What the task requires — Extract exactly the lines from the top of the records through the line containing "n_entries = 5000", and keep pictures out of the copy.

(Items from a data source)

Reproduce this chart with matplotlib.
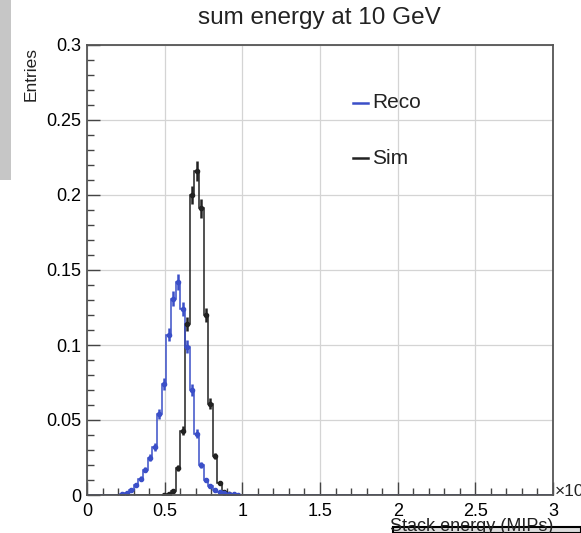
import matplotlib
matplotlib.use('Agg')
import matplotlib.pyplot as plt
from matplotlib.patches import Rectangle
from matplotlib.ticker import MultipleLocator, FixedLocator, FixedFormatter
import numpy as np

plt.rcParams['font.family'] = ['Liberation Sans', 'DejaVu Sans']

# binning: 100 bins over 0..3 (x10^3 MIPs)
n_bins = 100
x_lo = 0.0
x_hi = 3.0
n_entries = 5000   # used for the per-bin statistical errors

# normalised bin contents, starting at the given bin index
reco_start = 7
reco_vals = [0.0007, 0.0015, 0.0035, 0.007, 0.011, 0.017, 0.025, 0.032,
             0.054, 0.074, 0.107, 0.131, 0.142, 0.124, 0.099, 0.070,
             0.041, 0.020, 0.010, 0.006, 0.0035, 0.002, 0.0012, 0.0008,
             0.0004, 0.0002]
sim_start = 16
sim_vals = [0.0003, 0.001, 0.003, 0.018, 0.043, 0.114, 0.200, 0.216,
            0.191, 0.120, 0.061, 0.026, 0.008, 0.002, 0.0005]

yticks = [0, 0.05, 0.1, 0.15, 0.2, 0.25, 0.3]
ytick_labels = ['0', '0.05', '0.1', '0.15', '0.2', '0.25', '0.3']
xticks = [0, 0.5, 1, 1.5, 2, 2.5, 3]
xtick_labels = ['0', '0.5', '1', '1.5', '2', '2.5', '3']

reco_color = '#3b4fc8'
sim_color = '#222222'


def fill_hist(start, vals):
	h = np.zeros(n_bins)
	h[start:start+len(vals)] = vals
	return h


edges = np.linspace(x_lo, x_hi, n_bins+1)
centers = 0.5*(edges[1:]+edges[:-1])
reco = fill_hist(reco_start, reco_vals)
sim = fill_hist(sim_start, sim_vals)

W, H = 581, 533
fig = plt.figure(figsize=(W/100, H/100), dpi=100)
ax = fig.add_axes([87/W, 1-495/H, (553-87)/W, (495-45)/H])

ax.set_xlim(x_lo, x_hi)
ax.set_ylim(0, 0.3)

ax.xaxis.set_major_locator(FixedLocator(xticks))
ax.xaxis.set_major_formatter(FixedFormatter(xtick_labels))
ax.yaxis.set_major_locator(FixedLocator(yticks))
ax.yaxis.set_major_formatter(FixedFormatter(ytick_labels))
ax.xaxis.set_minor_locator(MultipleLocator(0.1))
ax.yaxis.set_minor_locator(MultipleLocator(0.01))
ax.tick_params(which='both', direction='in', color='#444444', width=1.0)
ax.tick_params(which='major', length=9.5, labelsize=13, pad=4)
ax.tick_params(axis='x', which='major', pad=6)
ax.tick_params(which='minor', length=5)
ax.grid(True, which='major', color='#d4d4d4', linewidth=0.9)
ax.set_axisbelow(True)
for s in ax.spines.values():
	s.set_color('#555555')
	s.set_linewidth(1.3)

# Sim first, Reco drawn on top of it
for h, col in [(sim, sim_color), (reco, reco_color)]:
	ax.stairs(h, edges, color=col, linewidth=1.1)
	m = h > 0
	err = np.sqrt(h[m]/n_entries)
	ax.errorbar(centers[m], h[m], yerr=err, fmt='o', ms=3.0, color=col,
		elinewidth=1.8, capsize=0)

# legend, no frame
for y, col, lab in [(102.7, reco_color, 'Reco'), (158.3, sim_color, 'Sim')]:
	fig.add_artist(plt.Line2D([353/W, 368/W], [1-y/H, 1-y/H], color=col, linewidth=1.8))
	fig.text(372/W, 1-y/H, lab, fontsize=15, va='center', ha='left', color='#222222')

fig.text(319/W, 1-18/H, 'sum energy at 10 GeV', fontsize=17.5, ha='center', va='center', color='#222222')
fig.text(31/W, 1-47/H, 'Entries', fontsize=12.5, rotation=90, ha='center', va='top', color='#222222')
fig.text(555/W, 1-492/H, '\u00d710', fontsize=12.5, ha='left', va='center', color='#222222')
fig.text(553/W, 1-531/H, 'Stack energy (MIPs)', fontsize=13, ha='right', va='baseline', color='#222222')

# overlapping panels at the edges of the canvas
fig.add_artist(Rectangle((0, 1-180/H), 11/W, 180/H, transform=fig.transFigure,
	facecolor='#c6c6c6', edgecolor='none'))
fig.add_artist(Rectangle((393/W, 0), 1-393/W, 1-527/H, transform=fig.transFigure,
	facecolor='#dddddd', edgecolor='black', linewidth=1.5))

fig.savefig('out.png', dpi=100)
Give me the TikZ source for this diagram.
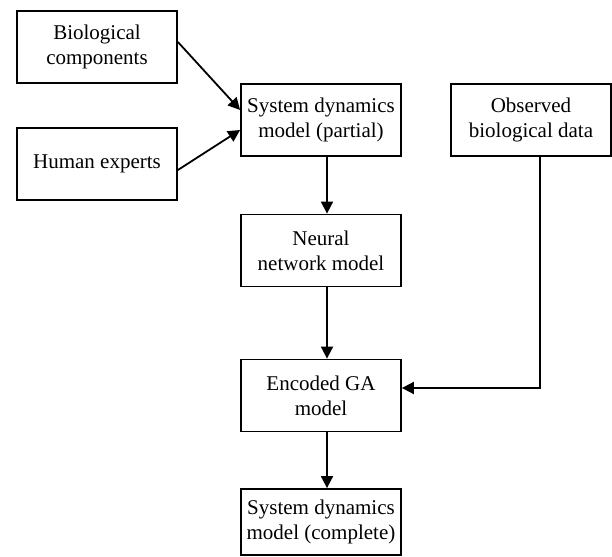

Exercise response —
Reproduce this chart with matplotlib.
import matplotlib
matplotlib.use('Agg')
import matplotlib.pyplot as plt
from matplotlib.patches import Rectangle
from matplotlib.ticker import MultipleLocator, FixedLocator, FixedFormatter
import numpy as np

plt.rcParams['font.family'] = ['Liberation Sans', 'DejaVu Sans']

# binning: 100 bins over 0..3 (x10^3 MIPs)
n_bins = 100
x_lo = 0.0
x_hi = 3.0
n_entries = 5000   # used for the per-bin statistical errors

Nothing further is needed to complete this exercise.